What It’s Like Being On a National Tour for Jesus Christ Superstar featuring Faith Jones | Upward Together Podcast

What It’s Like Being On a National Tour for Jesus Christ Superstar featuring Faith Jones | Upward Together Podcast

This one is from the archive and one of two special episodes with guest host Josh Morgenlander. Josh is joined by his friend Faith Jones and they talk about what it’s like touring nationally for musical Jesus Christ Superstar. Faith shares touring experiences, the unique dynamic of their production, and how the show reflects essential aspects of humanity. Thanks Josh and Faith for going upward together.

Faith is no longer touring for Jesus Christ Superstar and is now a server for Gayle's Broadway Rose! Find out more about what she's up to: Faith's Instagram

I love musicals. They were a huge part of my life growing up — my family would go to the Orpheum Theater in San Francisco every chance we could get. We’ve seen Phantom of the Opera on Broadway, and I even got the chance to see Wicked in London. My brother and I used to play the Les Miserables CD on our CD player all the time, having a two-person production right in our own living room. Needless to say, I absolutely loved this conversation.

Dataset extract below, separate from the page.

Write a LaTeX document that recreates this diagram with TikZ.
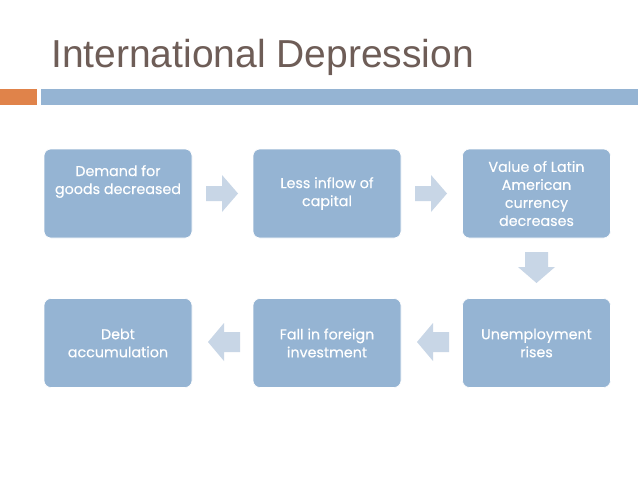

If you’re interested in learning more about the demands, expectations, and joys of touring nationally for a musical, please watch the episode because Faith goes into fascinating detail. Instead of my own personal reflection, I want to highlight a few of my favorite quotes from Faith about the musical itself, Jesus Christ Superstar:

“It's a piece of art I want people to leave all their baggage at the door, which is so hard to do when you see a show called ‘Jesus Christ Superstar.’”
“People are still very moved by our show religiously if they are Christian, but then also people who aren't Christian are very moved by it as well. I think it's cool to see this huge religious figure as just a man.”
“To see how so many people love this man as we see him in our show. And then how quickly so many of these people turned against him. That to me says a lot about humanity.”
“Our production's also a commentary on how we, to celebrities, put them on this pedestal, give them all this glitz and glamor and gold, and then we're so quick to throw people away. Why do we put them up on the pedestal? Why do we tear them down when we're all just people?”
“It’s the beauty of art that we can have these stories live on and present these stories in different ways that illuminate new things about it. And I think that's always worth people's time.”

That's it for this one! As always, thanks for going upward together.